▶ SHORT EXERCISE:
Starting from the top of the material, restate each line exactly until the line that contains "(0,0) rectangle (1664,1172);", which is also copied. Pictures are excluded.

______

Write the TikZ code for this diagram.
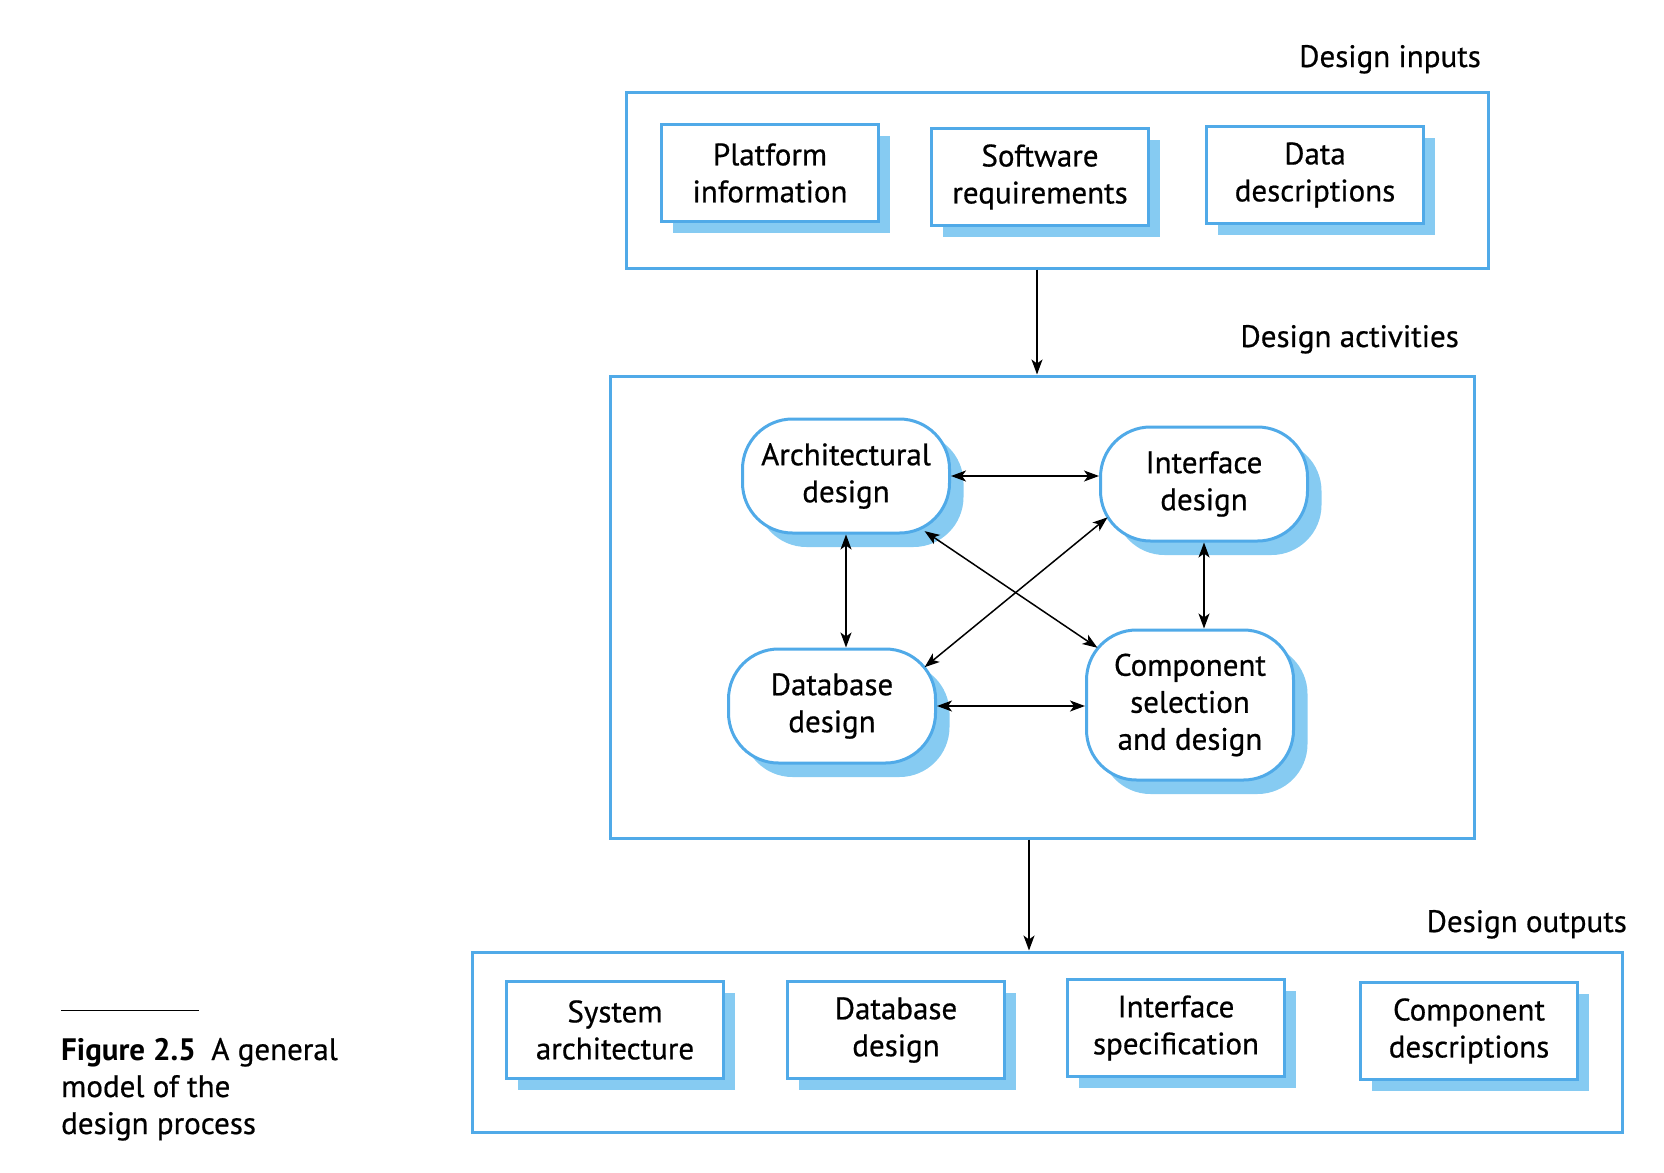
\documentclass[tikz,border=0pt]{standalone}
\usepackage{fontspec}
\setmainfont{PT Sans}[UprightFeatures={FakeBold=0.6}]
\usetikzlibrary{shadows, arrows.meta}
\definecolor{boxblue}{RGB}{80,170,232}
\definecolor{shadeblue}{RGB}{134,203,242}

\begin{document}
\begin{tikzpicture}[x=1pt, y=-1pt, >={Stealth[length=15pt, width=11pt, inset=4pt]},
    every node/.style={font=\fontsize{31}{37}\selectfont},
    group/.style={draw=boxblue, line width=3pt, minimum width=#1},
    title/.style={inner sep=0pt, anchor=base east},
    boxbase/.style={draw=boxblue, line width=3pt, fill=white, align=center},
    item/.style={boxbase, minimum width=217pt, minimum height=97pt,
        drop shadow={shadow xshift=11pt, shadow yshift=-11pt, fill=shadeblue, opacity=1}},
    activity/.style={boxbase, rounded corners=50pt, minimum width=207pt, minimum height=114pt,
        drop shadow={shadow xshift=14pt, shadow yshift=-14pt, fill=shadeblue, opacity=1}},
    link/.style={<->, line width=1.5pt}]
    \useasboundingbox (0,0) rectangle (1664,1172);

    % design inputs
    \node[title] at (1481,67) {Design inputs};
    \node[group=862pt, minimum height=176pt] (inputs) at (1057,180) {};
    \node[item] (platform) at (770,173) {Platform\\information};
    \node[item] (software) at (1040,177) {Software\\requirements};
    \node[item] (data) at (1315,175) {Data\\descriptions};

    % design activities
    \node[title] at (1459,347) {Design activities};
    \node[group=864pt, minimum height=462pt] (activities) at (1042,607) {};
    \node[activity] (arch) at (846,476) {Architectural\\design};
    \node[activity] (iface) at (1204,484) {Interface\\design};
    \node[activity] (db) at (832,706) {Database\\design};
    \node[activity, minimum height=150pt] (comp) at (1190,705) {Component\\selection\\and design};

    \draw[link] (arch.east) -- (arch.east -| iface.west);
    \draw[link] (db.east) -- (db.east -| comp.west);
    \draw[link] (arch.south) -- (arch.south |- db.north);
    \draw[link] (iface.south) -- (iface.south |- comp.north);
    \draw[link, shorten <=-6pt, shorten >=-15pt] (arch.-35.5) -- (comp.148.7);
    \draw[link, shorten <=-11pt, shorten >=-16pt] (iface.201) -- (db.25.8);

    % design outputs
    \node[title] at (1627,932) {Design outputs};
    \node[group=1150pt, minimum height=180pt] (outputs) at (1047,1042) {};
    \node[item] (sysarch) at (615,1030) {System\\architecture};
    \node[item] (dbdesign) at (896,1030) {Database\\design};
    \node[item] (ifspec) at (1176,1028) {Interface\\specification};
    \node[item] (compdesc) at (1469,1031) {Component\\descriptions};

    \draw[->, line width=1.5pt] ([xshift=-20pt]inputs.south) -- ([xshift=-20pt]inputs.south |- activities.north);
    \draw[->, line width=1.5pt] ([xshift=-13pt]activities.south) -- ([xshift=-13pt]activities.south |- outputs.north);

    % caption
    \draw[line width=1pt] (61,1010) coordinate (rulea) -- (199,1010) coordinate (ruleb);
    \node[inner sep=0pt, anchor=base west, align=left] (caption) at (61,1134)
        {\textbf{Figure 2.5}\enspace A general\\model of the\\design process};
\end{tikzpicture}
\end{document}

______

▶ EXERCISE ANSWER:
Write the TikZ code for this diagram.
\documentclass[tikz,border=0pt]{standalone}
\usepackage{fontspec}
\setmainfont{PT Sans}[UprightFeatures={FakeBold=0.6}]
\usetikzlibrary{shadows, arrows.meta}
\definecolor{boxblue}{RGB}{80,170,232}
\definecolor{shadeblue}{RGB}{134,203,242}

\begin{document}
\begin{tikzpicture}[x=1pt, y=-1pt, >={Stealth[length=15pt, width=11pt, inset=4pt]},
    every node/.style={font=\fontsize{31}{37}\selectfont},
    group/.style={draw=boxblue, line width=3pt, minimum width=#1},
    title/.style={inner sep=0pt, anchor=base east},
    boxbase/.style={draw=boxblue, line width=3pt, fill=white, align=center},
    item/.style={boxbase, minimum width=217pt, minimum height=97pt,
        drop shadow={shadow xshift=11pt, shadow yshift=-11pt, fill=shadeblue, opacity=1}},
    activity/.style={boxbase, rounded corners=50pt, minimum width=207pt, minimum height=114pt,
        drop shadow={shadow xshift=14pt, shadow yshift=-14pt, fill=shadeblue, opacity=1}},
    link/.style={<->, line width=1.5pt}]
    \useasboundingbox (0,0) rectangle (1664,1172);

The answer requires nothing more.